» **Given records**:

--- --- ---

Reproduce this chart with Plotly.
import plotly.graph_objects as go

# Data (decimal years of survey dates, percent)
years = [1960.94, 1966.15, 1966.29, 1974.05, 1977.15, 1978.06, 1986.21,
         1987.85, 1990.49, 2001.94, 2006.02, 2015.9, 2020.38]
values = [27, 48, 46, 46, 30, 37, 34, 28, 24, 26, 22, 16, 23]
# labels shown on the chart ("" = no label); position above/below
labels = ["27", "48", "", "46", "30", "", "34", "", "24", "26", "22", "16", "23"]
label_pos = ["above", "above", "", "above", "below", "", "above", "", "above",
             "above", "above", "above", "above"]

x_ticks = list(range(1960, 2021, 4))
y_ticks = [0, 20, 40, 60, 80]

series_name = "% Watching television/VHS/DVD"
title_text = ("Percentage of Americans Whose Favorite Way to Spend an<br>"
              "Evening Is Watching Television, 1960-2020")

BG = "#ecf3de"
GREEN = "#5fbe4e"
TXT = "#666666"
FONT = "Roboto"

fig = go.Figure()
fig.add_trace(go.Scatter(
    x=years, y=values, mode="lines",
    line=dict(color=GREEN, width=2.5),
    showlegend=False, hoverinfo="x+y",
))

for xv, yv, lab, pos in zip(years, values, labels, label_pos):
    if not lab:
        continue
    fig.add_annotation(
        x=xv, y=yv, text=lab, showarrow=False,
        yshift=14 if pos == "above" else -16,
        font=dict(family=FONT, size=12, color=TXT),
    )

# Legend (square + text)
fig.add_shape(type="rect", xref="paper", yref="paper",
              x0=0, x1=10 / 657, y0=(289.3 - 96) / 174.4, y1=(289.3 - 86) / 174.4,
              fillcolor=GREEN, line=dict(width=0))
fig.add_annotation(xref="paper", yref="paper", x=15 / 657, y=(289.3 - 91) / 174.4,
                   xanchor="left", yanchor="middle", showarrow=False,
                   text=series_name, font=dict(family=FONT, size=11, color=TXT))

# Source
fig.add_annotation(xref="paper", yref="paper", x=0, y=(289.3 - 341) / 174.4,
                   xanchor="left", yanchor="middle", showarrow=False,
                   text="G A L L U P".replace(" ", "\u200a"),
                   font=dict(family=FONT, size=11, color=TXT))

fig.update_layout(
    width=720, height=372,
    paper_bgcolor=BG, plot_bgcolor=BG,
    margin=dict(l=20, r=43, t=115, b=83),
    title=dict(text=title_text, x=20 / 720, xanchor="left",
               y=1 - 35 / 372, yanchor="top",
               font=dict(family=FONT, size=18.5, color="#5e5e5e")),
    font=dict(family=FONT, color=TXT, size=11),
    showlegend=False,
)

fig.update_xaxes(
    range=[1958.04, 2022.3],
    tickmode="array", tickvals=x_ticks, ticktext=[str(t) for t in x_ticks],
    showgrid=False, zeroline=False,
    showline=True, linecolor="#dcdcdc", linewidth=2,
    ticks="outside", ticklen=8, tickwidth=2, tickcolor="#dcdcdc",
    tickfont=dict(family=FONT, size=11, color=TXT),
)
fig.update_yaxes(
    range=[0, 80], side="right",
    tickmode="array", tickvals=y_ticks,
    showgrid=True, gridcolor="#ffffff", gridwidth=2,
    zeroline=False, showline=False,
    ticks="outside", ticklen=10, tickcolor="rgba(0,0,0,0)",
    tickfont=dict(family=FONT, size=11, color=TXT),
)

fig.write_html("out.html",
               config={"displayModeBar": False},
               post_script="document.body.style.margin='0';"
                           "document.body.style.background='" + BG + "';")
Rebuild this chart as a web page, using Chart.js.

--- --- ---

» **Directions for this task**:
Quote the data above verbatim from its first line to the line that includes "y_ticks = [0, 20, 40, 60, 80]", with both boundary lines retained.

» **Completed exercise**:
Reproduce this chart with Plotly.
import plotly.graph_objects as go

# Data (decimal years of survey dates, percent)
years = [1960.94, 1966.15, 1966.29, 1974.05, 1977.15, 1978.06, 1986.21,
         1987.85, 1990.49, 2001.94, 2006.02, 2015.9, 2020.38]
values = [27, 48, 46, 46, 30, 37, 34, 28, 24, 26, 22, 16, 23]
# labels shown on the chart ("" = no label); position above/below
labels = ["27", "48", "", "46", "30", "", "34", "", "24", "26", "22", "16", "23"]
label_pos = ["above", "above", "", "above", "below", "", "above", "", "above",
             "above", "above", "above", "above"]

x_ticks = list(range(1960, 2021, 4))
y_ticks = [0, 20, 40, 60, 80]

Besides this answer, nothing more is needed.